Se ao menos os sinos tivessem tocado

Notícias Magazine

Há uma frase que anda aqui há um mês e meio a martelar-me na cabeça. Na noite de 15 de outubro, quando Portugal revivia o seu inadmissível pesadelo incendiário, houve esta mulher que me agarrou o braço com uma força que o ser humano só tem em momentos de desespero.

Chamava-se Alcinda Santos e vivia no vale da Ventosa, em Vouzela, onde nessa noite as chamas roubaram a vida a seis pessoas. Ela tinha sido a primeira a acordar na aldeia, parecia-lhe ter ouvido chuva e afinal era fogo. A sua casa ardia, ela gritou para acordar a família, e depois saiu largada a avisar os vizinhos, que eram poucos e estavam dispersos.

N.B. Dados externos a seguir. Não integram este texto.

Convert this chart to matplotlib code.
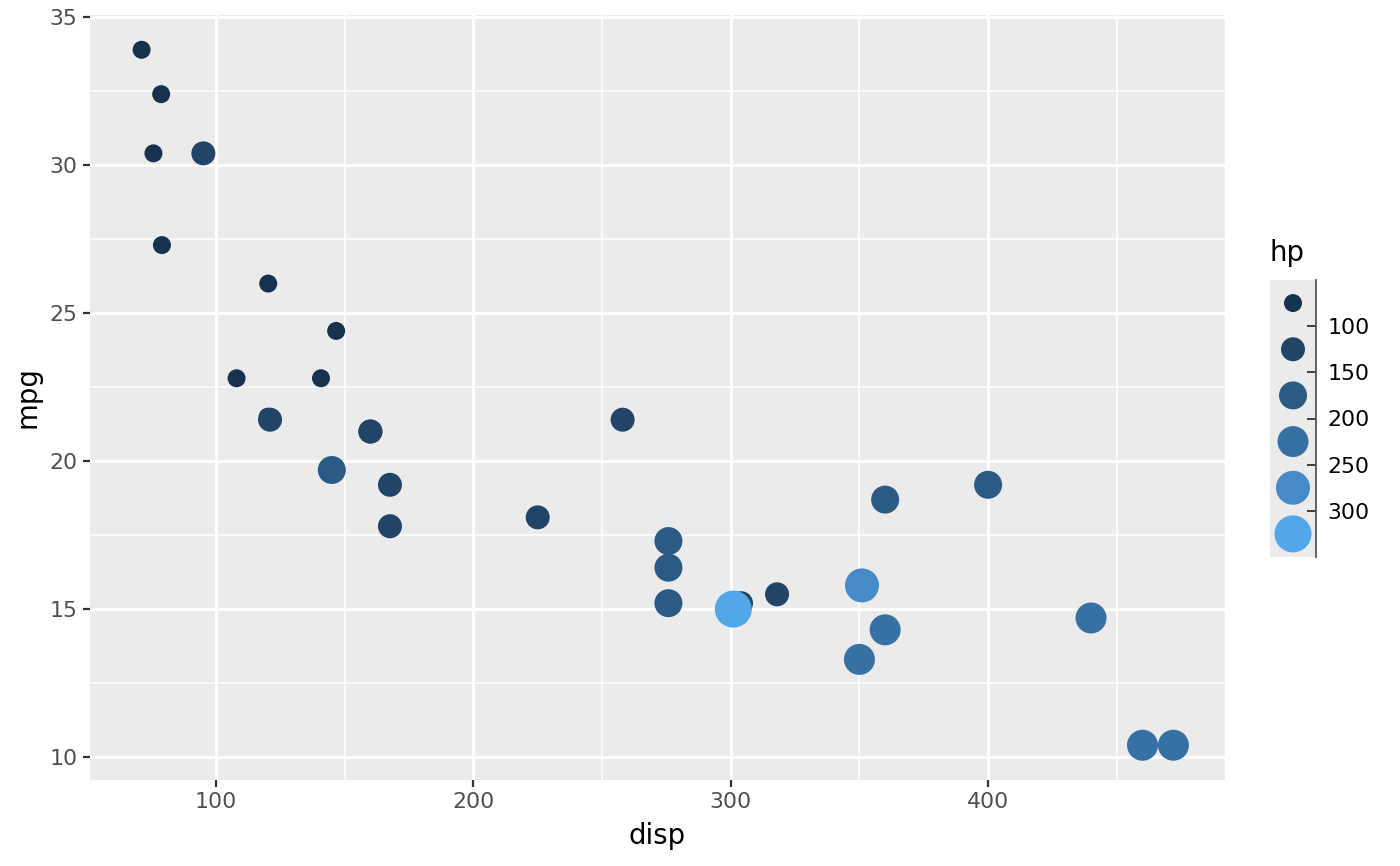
import numpy as np
import matplotlib
matplotlib.use('Agg')
import matplotlib.pyplot as plt

# mtcars
disp = [160, 160, 108, 258, 360, 225, 360, 146.7, 140.8, 167.6, 167.6, 275.8,
        275.8, 275.8, 472, 460, 440, 78.7, 75.7, 71.1, 120.1, 318, 304, 350,
        400, 79, 120.3, 95.1, 351, 145, 301, 121]
mpg = [21.0, 21.0, 22.8, 21.4, 18.7, 18.1, 14.3, 24.4, 22.8, 19.2, 17.8, 16.4,
       17.3, 15.2, 10.4, 10.4, 14.7, 32.4, 30.4, 33.9, 21.5, 15.5, 15.2, 13.3,
       19.2, 27.3, 26.0, 30.4, 15.8, 19.7, 15.0, 21.4]
hp = [110, 110, 93, 110, 175, 105, 245, 62, 95, 123, 123, 180, 180, 180, 205,
      215, 230, 66, 52, 65, 97, 150, 150, 245, 175, 66, 91, 113, 264, 175, 335, 109]

hp_breaks = [100, 150, 200, 250, 300]
bin_colors = ['#17324F', '#214467', '#2B5B85', '#3771A4', '#468AC7', '#52A7E8']
bin_diam_px = [18, 24, 28, 31, 34, 37]

dpi = 100
def size_of(d):
    return (d * 72 / dpi) ** 2

bins = np.digitize(hp, hp_breaks, right=True)

fig = plt.figure(figsize=(14, 8.66), dpi=dpi)
ax = fig.add_axes([90 / 1400, 86 / 866, (1225 - 90) / 1400, (780 - 15) / 866])
ax.set_facecolor('#EBEBEB')
for s in ax.spines.values():
    s.set_visible(False)

ax.scatter(disp, mpg, s=[size_of(bin_diam_px[b]) for b in bins],
           c=[bin_colors[b] for b in bins], linewidths=0, zorder=3)

ax.set_xlim(51.05, 492.05)
ax.set_ylim(9.225, 35.075)
ax.set_xticks([100, 200, 300, 400])
ax.set_yticks([10, 15, 20, 25, 30, 35])
ax.set_xticks([150, 250, 350, 450], minor=True)
ax.set_yticks([12.5, 17.5, 22.5, 27.5, 32.5], minor=True)
ax.grid(which='major', color='white', linewidth=2.2, zorder=0)
ax.grid(which='minor', color='white', linewidth=1.1, zorder=0)
ax.set_axisbelow(True)
ax.tick_params(which='major', length=5, width=1.6, color='#333333',
               labelcolor='#4D4D4D', labelsize=15.8, pad=4)
ax.tick_params(which='minor', length=0)
ax.set_xlabel('disp', fontsize=19.8, labelpad=7)
ax.set_ylabel('mpg', fontsize=19.8, labelpad=6)

# binned legend
lax = fig.add_axes([1270 / 1400, (866 - 557) / 866, 46 / 1400, 277 / 866])
lax.set_facecolor('#EBEBEB')
for k in ['top', 'left', 'bottom']:
    lax.spines[k].set_visible(False)
lax.spines['right'].set_color('#555555')
lax.spines['right'].set_linewidth(1.3)
lax.set_xlim(0, 1)
lax.set_ylim(6, 0)
nb = len(bin_colors)
lax.scatter([0.5] * nb, np.arange(nb) + 0.5, s=[size_of(d) for d in bin_diam_px],
            c=bin_colors, linewidths=0, clip_on=False)
lax.set_xticks([])
lax.yaxis.tick_right()
lax.set_yticks(np.arange(1, nb))
lax.set_yticklabels([str(b) for b in hp_breaks])
lax.tick_params(axis='y', direction='in', length=6.5, width=1.3, color='#333333',
                labelsize=15.8, labelcolor='black', pad=8)
fig.text(1270 / 1400, (866 - 253) / 866, 'hp', fontsize=19.8, va='center', ha='left')

fig.savefig('out.png', dpi=dpi)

Ânsara, como a maioria das povoações em redor, era urbanismo em formato de estrela: ruas compridas, sem saída, que confluíam como raios para um largo central. Alcinda bem tentou salvar vidas, mas o fogo foi tão rápido que ela não teve tempo de correr cada eixo e tornar ao centro. Na madrugada a seguir à tragédia, agarrou-se a mim com uma angústia que não me larga: «Se ao menos os sinos tivessem tocado.»

Desde pelo menos a fundação de Portugal, no século XII, que o povo conhece este sinal de emergência: o toque dos sinos a rebate. Se na calada da noite viesse exército inimigo, ou fogo, ou tromba de água, ou terramoto, os primeiros a darem por isso corriam às igrejas e capelas, empoleiravam-se nas cordas que faziam badalar os sinos.

Com isso, avisavam o povo da iminência de uma tragédia – e podia até ser que só lhe dessem dois minutos de adianto, mas, caramba, às vezes isso era suficiente para as gentes se porem debaixo de uma cama, abrigaram-se numa cave ou subirem ao telhado. Dava-lhes tempo para fugirem e salvarem a vida.

«Se ao menos os sinos tivessem tocado», disse-me Alcinda e eu não consigo parar de pensar nisso. É que eu acredito num Estado laico, acho que a Igreja nada tem que ocupar missões que deviam pertencer ao Estado, mas também sei que em cada lugar onde vive gente portuguesa há pelo menos uma capela. Mesmo quando falha o café central, lá está a igrejinha inevitável, tão certa como o sol suceder à lua.

O problema é que, nos últimos trinta anos, os sinos desapareceram das torres religiosas. Foram substituídos ou por coisa nenhuma ou por sistemas elétricos que replicam as badaladas hora a hora. Quando vem o fogo, falha a eletricidade, a água, a rede de telemóvel. E, agora, também falha o sino.

Nos filmes-catástrofe de Hollywood vemos sempre um silvo de aviso das emergências. É muito parecido com a sirene dos bombeiros, que em Portugal toca nas vilas mas não chega às aldeias – que é precisamente o território da nossa desgraça.

Quase todos os países instalaram sistemas sonoros de emergência nas suas terreolas, para dar às populações aqueles dois ou três minutos de aviso que lhes podem salvar as vidas. Mas aqui não há guerras nem invasões nem catástrofes generalizadas há séculos. Até este ano.

Neste ano houve uma catástrofe generalizada a abater-se sobre o território nacional. E o Estado esqueceu-se de que era laico e que já não havia sinos nas igrejas para tocarem a rebate. Não havia silvos, não havia sinos, havia só os gritos de Alcinda a correr pelas ruas da sua aldeia.

Quantas vidas se teriam salvado, sobretudo na noite de 15 de outubro, se o povo tivesse tido dois minutos, dois minutos apenas, para se levantar da cama, sair porta fora e correr para longe das labaredas?